I would however be very upset,if my husband attended his childrens, not mine, events when he knew I wasn't invited.
But then that's me.

Starlady Sat 18-Mar-17 19:58:13

I'm not a stepmum or stepgran either, so this is just my opinion, that's all. But Zorro, I think your sc and sgc may just see sps and sgps as having a different place in their lives from bio parents/gps. Maybe their mum taught them this or maybe it's just their own pov. It may have nothing to do with you, personally. They may just feel that sps should only be included at major events where there will be a lot of people like weddings. But they may feel that only bios "belong" at smaller events, particularly if there is only room for so many. I'm so sorry, but that might be the case. The best you can do, imo, is accept things as they are and make the best of the time you do get with them.

joannewton46 Sat 18-Mar-17 20:31:21

Eggybread72 You say only your husband gets an invite to birthdays? Does he go? Surely after 20 odd years, he owes you some loyalty. If that happened to me, I'd expect him to say no, not without my wife.

Phoebes Sat 18-Mar-17 20:34:30

When I met my DH he already had a baby daughter who was the result of a holiday romance and lived in Norway as her Mum is Norwegian. She was never his girlfriend. When we got engaged, her Mum wouldn't meet me, but she did let us take the baby out in her pushchair when I visited Norway where my husband was working at the time. Later on, when we had got married and our daughter was born, she brought Alexandra over to England to meet her and from then on, we never looked back. When Alexandra was little she used to come over with her Mum and as she grew up she would come on her own. I get on very well with her Mum. We went over for Alexandra's wedding in Denmark, where she now lives and we now have two dear little grandchildren. We had to miss the christening of the first little boy as my husband was right in his busy period at work, but we went over to see him afterwards, with our daughter and we were able to go over for the little girl's baptism. We are like one big happy family and I never feel left-out. Alexandra's Mum got married for the first time when she was over 60 and we get on very well with her husband as well.
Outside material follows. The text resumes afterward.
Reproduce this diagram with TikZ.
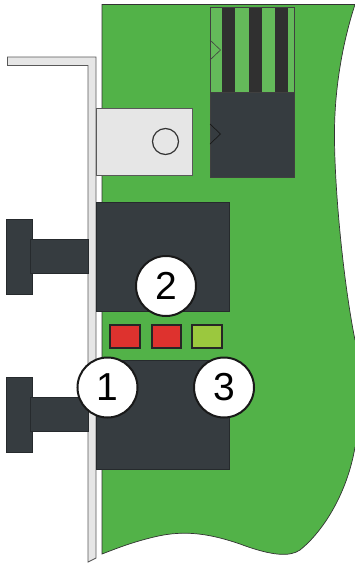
\documentclass[tikz,border=0pt]{standalone}
\usepackage{fontspec}
\setmainfont{Liberation Sans}
\usetikzlibrary{positioning,calc}
\definecolor{boardgreen}{RGB}{82,178,72}
\definecolor{pingreen}{RGB}{100,186,90}
\definecolor{portdark}{RGB}{54,60,64}
\definecolor{pindark}{RGB}{48,48,48}
\definecolor{bracketgray}{RGB}{230,230,230}
\definecolor{ledred}{RGB}{222,50,46}
\definecolor{ledlime}{RGB}{155,200,62}
\tikzset{
  port/.style={fill=portdark, draw=portdark!70!black, line width=0.5pt},
  metal/.style={fill=bracketgray, draw=black!65, line width=0.9pt},
  led/.style={fill=#1, draw=black!85, line width=2pt, minimum height=23pt, inner sep=0pt},
  callout/.style={circle, fill=white, draw=black!90, line width=2pt,
    minimum size=60pt, inner sep=0pt, font=\fontsize{39}{39}\selectfont}
}
\begin{document}
\begin{tikzpicture}[x=1pt,y=-1pt]
\useasboundingbox (0,0) rectangle (355,563);
% pcb
\fill[boardgreen] (102,4.5) -- (355,4.5) .. controls (345,35) and (335,80) .. (334.5,130)
  .. controls (334,185) and (343,280) .. (355,340) -- (355,447)
  .. controls (348,490) and (325,530) .. (300,550) .. controls (290,557) and (272,556) .. (240,544)
  .. controls (205,532) and (180,530) .. (150,538) .. controls (130,543) and (115,549) .. (102,554) -- cycle;
\draw[black!80, line width=0.7pt] (355,447)
  .. controls (348,490) and (325,530) .. (300,550) .. controls (290,557) and (272,556) .. (240,544)
  .. controls (205,532) and (180,530) .. (150,538) .. controls (130,543) and (115,549) .. (102,554) -- (102,4.5) -- (355,4.5)
  .. controls (345,35) and (335,80) .. (334.5,130) .. controls (334,185) and (343,280) .. (355,340);
% bracket
\draw[metal] (7.5,57) -- (96,57) -- (96,558) -- (88,562) -- (88,65.5) -- (7.5,65.5) -- cycle;
\draw[metal] (96,108.5) rectangle (192,175);
\node[circle, draw=black!80, line width=1.2pt, minimum size=26pt, inner sep=0pt] (screw) at (165.5,141.5) {};
% header
\fill[pingreen] (210,7.5) rectangle (294,92);
\foreach \x in {222,249,275} {
  \fill[pindark] (\x,7.5) rectangle (\x+12.5,92);
}
\draw[black!75, line width=0.8pt] (210,7.5) rectangle (294,92);
\fill[portdark] (210,92) rectangle (294,177);
\draw[black!75, line width=0.8pt] (210,92) rectangle (294,177);
\draw[black!75, line width=0.6pt] (210,40) -- (220.5,50) -- (210,60);
\draw[black!90, line width=0.7pt] (210,124) -- (220.5,134) -- (210,144);
% ports
\foreach \y in {202,360} {
  \draw[port] (96,\y) rectangle (229,\y+109);
  \draw[port] (6,\y+17) rectangle (32,\y+92);
  \draw[port] (30.5,\y+37) rectangle (88,\y+71);
}
% leds
\node[led=ledred, minimum width=30pt] (led1) at (125.2,336.5) {};
\node[led=ledred, minimum width=29pt, right=9.5pt of led1] (led2) {};
\node[led=ledlime, minimum width=30pt, right=9.5pt of led2] (led3) {};
% numbers
\node[callout] (two) at (166,286) {2};
\node[callout] (one) at (107.5,387.5) {1};
\node[callout] (three) at (224,387.5) {3};
\end{tikzpicture}
\end{document}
Peep Sat 18-Mar-17 22:10:26

Shouldn't one's loyalty be to the bio children, after all they were on the scene first. I'm the ex-wife and feel very strongly that my children are mine and not the current floosie's. I don't have much to show for 40 years of marriage apart from my children and grandchildren and am absolutely terrified of them prefering her. Lack of self esteem more than anything else. I am the one refusing invitations to weddings etc because of hurting so much over being replaced by a younger model. So it does go both ways.